• Aim of the exercise
Starting at the line that contains "Write a Python" and stopping after the line that contains "import plotly.graph_objects as go", copy the lines exactly. Pictures are left out.

• Data lines

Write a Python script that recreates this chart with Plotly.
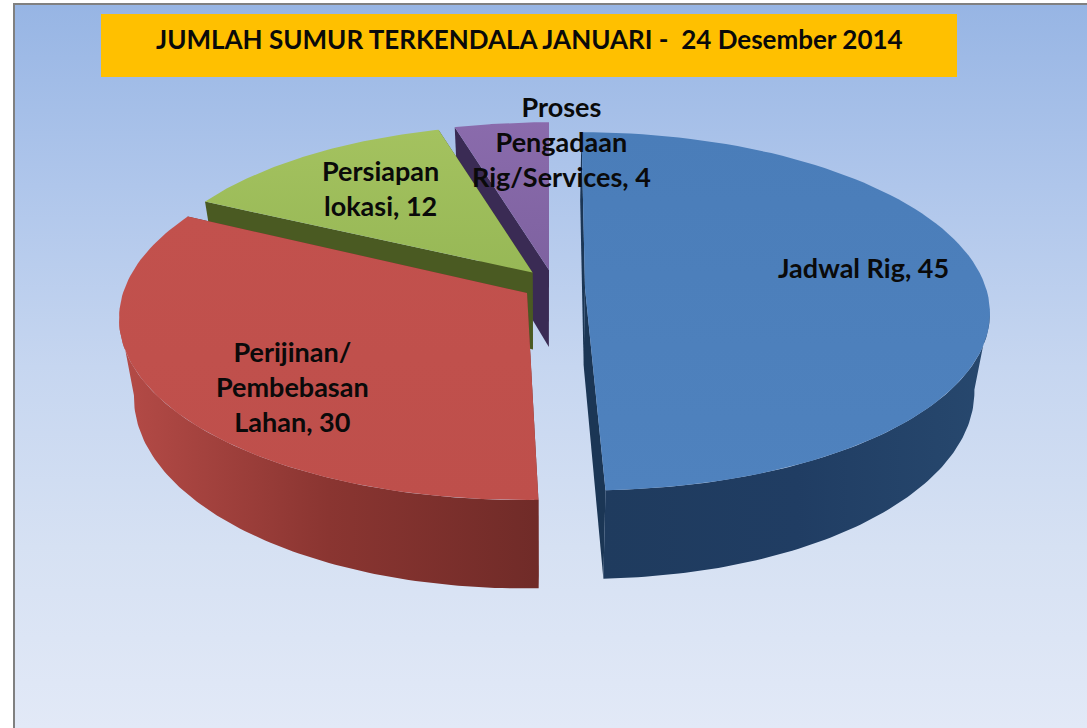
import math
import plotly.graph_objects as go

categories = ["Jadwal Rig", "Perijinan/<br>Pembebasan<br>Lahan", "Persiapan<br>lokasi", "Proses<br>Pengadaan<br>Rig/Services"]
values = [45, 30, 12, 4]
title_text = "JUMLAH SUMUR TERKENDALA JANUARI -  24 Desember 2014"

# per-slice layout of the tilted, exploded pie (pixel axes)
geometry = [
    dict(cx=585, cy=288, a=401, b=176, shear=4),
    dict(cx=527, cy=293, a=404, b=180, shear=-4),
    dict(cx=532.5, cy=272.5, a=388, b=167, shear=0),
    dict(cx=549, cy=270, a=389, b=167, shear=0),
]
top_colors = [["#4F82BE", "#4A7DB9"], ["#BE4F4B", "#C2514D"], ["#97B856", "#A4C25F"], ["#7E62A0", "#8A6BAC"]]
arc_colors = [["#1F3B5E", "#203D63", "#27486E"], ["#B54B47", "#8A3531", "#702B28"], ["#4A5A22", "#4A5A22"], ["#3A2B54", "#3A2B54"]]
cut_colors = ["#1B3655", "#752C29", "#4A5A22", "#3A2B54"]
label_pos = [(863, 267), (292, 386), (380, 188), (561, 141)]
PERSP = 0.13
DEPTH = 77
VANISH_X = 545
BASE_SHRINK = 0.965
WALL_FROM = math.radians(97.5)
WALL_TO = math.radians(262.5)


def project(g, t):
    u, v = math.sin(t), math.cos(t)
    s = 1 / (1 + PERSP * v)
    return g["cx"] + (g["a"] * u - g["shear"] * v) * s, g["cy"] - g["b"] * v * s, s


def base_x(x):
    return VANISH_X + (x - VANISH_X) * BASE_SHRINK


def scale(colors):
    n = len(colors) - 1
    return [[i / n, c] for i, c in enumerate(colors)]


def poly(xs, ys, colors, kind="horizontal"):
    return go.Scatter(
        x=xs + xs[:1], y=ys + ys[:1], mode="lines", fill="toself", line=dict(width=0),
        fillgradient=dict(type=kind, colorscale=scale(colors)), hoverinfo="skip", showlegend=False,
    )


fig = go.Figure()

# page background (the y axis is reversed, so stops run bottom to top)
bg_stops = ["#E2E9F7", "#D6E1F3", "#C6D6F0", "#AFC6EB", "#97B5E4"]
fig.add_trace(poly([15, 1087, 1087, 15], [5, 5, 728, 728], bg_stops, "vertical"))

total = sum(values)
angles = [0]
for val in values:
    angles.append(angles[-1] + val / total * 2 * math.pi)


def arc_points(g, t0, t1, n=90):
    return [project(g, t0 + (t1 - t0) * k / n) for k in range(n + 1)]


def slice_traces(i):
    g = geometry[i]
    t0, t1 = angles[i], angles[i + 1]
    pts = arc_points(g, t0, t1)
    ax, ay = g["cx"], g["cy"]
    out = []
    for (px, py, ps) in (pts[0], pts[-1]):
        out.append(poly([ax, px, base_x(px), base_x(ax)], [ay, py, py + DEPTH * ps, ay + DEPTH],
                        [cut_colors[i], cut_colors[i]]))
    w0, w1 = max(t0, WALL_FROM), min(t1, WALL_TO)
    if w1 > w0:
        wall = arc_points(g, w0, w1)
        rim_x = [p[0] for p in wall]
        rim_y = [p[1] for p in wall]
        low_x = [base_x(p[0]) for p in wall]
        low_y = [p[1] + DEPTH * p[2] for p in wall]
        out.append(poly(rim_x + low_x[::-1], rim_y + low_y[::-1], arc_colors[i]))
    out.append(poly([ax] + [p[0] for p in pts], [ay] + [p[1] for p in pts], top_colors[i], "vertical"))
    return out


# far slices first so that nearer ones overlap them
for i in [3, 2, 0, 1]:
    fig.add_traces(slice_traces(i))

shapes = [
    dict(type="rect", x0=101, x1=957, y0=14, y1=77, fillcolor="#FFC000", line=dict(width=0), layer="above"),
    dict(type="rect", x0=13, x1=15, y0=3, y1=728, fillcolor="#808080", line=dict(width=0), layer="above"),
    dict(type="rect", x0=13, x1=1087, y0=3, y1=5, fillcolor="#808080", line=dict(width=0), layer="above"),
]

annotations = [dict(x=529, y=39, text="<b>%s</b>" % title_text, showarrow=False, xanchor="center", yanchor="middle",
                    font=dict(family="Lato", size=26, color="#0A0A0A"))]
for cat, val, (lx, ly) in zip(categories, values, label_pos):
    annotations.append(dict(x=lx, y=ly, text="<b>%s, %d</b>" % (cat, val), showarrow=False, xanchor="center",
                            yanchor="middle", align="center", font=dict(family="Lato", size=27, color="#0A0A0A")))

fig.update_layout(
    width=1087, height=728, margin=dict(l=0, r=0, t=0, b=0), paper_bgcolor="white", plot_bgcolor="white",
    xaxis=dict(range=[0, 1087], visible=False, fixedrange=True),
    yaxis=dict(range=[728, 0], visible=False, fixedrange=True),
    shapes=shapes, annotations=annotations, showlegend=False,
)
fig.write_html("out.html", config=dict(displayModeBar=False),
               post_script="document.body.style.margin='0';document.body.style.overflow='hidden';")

...

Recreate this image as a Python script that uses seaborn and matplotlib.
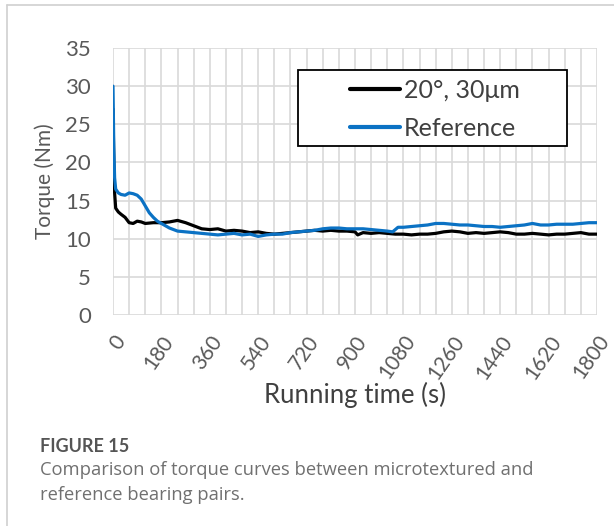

• Final result
Write a Python script that recreates this chart with Plotly.
import math
import plotly.graph_objects as go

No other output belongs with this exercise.